Na opinião da influencer Mikannn, uma mensagem direta como essa para o público liga imediatamente o alerta para uma possível reviravolta na história, o que em si já é um grande spoiler. “Quando você faz as pessoas assistirem ao filme só para saber o final, elas deixam de prestar atenção no resto e ficam tentando adivinhar o tempo todo. Isso pode matar a experiência.” “Doutor Estranho no Multiverso da Loucura” (2022) foi um dos longas recentes que geraram grande interesse e uma dose considerável de teorias e especulações antes mesmo do lançamento, já que sua história permitiria uma infinidade de participações especiais. E, embora o estúdio não tenha dado indicações de nada disso, a alta expectativa que se criou acabou decepcionando muita gente. “O filme entregou muitos crossovers, só não foi o que as pessoas acharam que ia ser”, conta Mikannn.
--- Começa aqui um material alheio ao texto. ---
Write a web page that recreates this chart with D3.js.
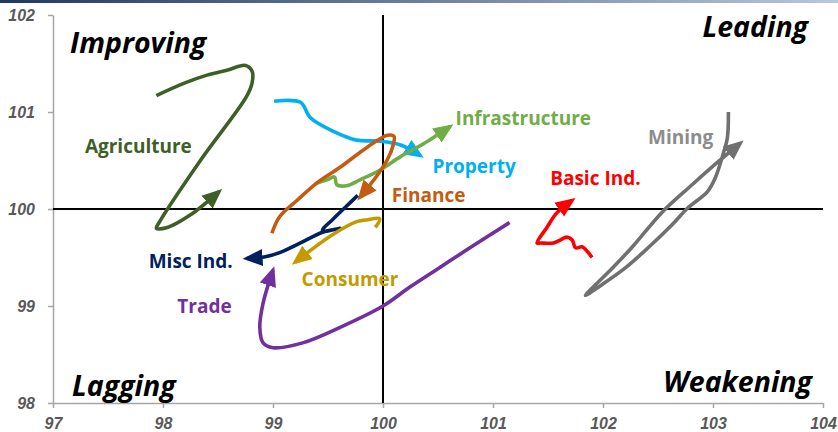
<!DOCTYPE html>
<meta charset="utf-8">
<body style="margin:0;background:#fff;">
<svg width="838" height="432"></svg>
<script src="https://d3js.org/d3.v7.min.js"></script>
<script>

// relative strength (x) vs momentum (y) tails
var sectors = ["Agriculture", "Property", "Infrastructure", "Finance", "Misc Ind.",
               "Consumer", "Trade", "Basic Ind.", "Mining"];

var agriculture = [[97.94,101.17],[98.20,101.30],[98.40,101.38],[98.58,101.43],[98.75,101.48],
                   [98.81,101.42],[98.81,101.30],[98.76,101.16],[98.34,100.50],[97.97,99.87],
                   [97.94,99.80],[98.04,99.81],[98.25,99.94],[98.51,100.18]];
var property = [[99.01,101.11],[99.25,101.10],[99.34,100.94],[99.55,100.80],[99.76,100.71],
                [99.97,100.70],[100.16,100.66],[100.34,100.55]];
var infrastructure = [[99.38,100.26],[99.49,100.30],[99.56,100.33],[99.58,100.25],[99.67,100.24],
                      [99.79,100.30],[99.97,100.40],[100.16,100.54],[100.38,100.68],[100.61,100.85]];
var finance = [[98.99,99.75],[99.06,99.92],[99.22,100.09],[99.40,100.27],[99.61,100.43],
               [99.86,100.64],[100.04,100.76],[100.10,100.75],[100.09,100.65],[100.04,100.51],
               [99.95,100.35],[99.79,100.12]];
var miscInd = [[99.77,100.14],[99.66,100.02],[99.54,99.89],[99.45,99.78],[99.61,99.80],
               [99.45,99.76],[99.25,99.65],[99.06,99.55],[98.94,99.51],[98.76,99.49]];
var consumer = [[99.93,99.81],[99.97,99.90],[99.86,99.89],[99.76,99.87],[99.52,99.72],[99.20,99.45]];
var trade = [[101.15,99.86],[100.79,99.60],[100.52,99.40],[100.25,99.20],[100.00,99.00],
             [99.61,98.78],[99.27,98.62],[99.00,98.57],[98.91,98.62],[98.88,98.78],
             [98.91,99.03],[99.00,99.37]];
var basicInd = [[101.90,99.50],[101.86,99.56],[101.81,99.61],[101.75,99.60],[101.72,99.68],
                [101.67,99.71],[101.61,99.68],[101.55,99.65],[101.43,99.65],[101.40,99.65],
                [101.49,99.81],[101.58,99.96],[101.72,100.09]];
var mining = [[103.14,101.00],[103.13,100.73],[103.09,100.56],[103.02,100.32],[102.95,100.18],
              [102.77,100.01],[102.63,99.84],[102.41,99.60],[102.20,99.39],[101.99,99.22],
              [101.84,99.11],[102.05,99.35],[102.26,99.60],[102.54,99.97],
              [102.81,100.25],[103.05,100.49],[103.25,100.68]];

var xTicks = [97, 98, 99, 100, 101, 102, 103, 104];
var yTicks = [98, 99, 100, 101, 102];
var quadrants = ["Improving", "Leading", "Lagging", "Weakening"];

var tails = [agriculture, property, infrastructure, finance, miscInd, consumer, trade, basicInd, mining];
var colors = ["#3e6027", "#00b0f0", "#70ad47", "#c55a11", "#002060", "#c49a00", "#7030a0", "#ff0000", "#707070"];
var labelColors = ["#3e6027", "#00b0f0", "#70ad47", "#c55a11", "#002060", "#c49a00", "#7030a0", "#ff0000", "#8c8c8c"];
// label anchor (left edge, baseline) in chart units
var labelPos = [[97.29,100.58],[100.45,100.37],[100.66,100.87],[100.08,100.07],[97.87,99.39],
                [99.26,99.21],[98.13,98.93],[101.52,100.25],[102.41,100.67]];

var svg = d3.select("svg");

var x = d3.scaleLinear().domain([97, 104]).range([53, 823]);
var y = d3.scaleLinear().domain([98, 102]).range([403, 15]);

// top band
var grad = svg.append("defs").append("linearGradient").attr("id", "band");
grad.append("stop").attr("offset", "0%").attr("stop-color", "#1f3864");
grad.append("stop").attr("offset", "100%").attr("stop-color", "#b9c6dc");
svg.append("rect").attr("x", 0).attr("y", 0).attr("width", 838).attr("height", 3).attr("fill", "url(#band)");

// axes
var yAxis = svg.append("g").attr("transform", "translate(" + x(97) + ",0)")
	.call(d3.axisLeft(y).tickValues(yTicks).tickSize(5).tickSizeOuter(0).tickPadding(13).tickFormat(d3.format("d")));
var xAxis = svg.append("g").attr("transform", "translate(0," + y(98) + ")")
	.call(d3.axisBottom(x).tickValues(xTicks).tickSize(5).tickSizeOuter(0).tickPadding(10).tickFormat(d3.format("d")));

[xAxis, yAxis].forEach(function(a) {
	a.select(".domain").attr("stroke", "#a6a6a6").attr("stroke-width", 1.5);
	a.selectAll(".tick line").attr("stroke", "#a6a6a6").attr("stroke-width", 1.5);
	a.selectAll(".tick text")
		.attr("fill", "#595959")
		.style("font-family", "'Liberation Sans', Arial, sans-serif")
		.style("font-size", "16px")
		.style("font-style", "italic")
		.style("font-weight", "bold");
});

// centre cross at 100/100
svg.append("line").attr("x1", x(100)).attr("x2", x(100)).attr("y1", y(102)).attr("y2", y(98))
	.attr("stroke", "#000").attr("stroke-width", 2);
svg.append("line").attr("x1", x(97)).attr("x2", x(104)).attr("y1", y(100)).attr("y2", y(100))
	.attr("stroke", "#000").attr("stroke-width", 2);

// quadrant titles
var quadPos = [[97.155, 101.61, "start"], [103.864, 101.77, "end"], [97.173, 98.07, "start"], [103.9, 98.11, "end"]];
quadrants.forEach(function(q, i) {
	svg.append("text")
		.attr("x", x(quadPos[i][0]))
		.attr("y", y(quadPos[i][1]))
		.attr("text-anchor", quadPos[i][2])
		.attr("fill", "#000")
		.style("font-family", "'Open Sans', sans-serif")
		.style("font-size", "28.5px")
		.style("font-style", "italic")
		.style("font-weight", "bold")
		.text(q);
});

// arrow markers
var defs = svg.select("defs");
colors.forEach(function(c, i) {
	defs.append("marker")
		.attr("id", "arrow" + i)
		.attr("markerUnits", "userSpaceOnUse")
		.attr("viewBox", "0 -9 20 18")
		.attr("refX", 16)
		.attr("refY", 0)
		.attr("markerWidth", 20)
		.attr("markerHeight", 18)
		.attr("orient", "auto")
		.append("path")
		.attr("d", "M0,-8.5L20,0L0,8.5Z")
		.attr("fill", c);
});

var line = d3.line()
	.x(function(d) { return x(d[0]); })
	.y(function(d) { return y(d[1]); })
	.curve(d3.curveCatmullRom.alpha(0.5));

tails.forEach(function(t, i) {
	svg.append("path")
		.attr("d", line(t))
		.attr("fill", "none")
		.attr("stroke", colors[i])
		.attr("stroke-width", 3.6)
		.attr("stroke-linejoin", "round")
		.attr("marker-end", "url(#arrow" + i + ")");
});

sectors.forEach(function(s, i) {
	svg.append("text")
		.attr("x", x(labelPos[i][0]))
		.attr("y", y(labelPos[i][1]))
		.attr("fill", labelColors[i])
		.style("font-family", "'Open Sans', sans-serif")
		.style("font-size", "19px")
		.style("font-weight", "bold")
		.text(s);
});

</script>
</body>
A youtuber faz um paralelo ao lembrar que, quanto menos se sabe sobre o monstro de um filme de terror, mais assustador ele se torna. “Quando você apresenta o monstro em todos os detalhes, as pessoas conseguem ver que ele é feito de espuma.” Algo pareceido estaria acontecendo em relação aos spoilers. “Se você diz que não se pode contar a trama de um filme para ninguém, porque é muito impactante, nada que fizer vai superar a expectativa que a pessoa colocou. É aquilo, a imaginação humana não tem limites.”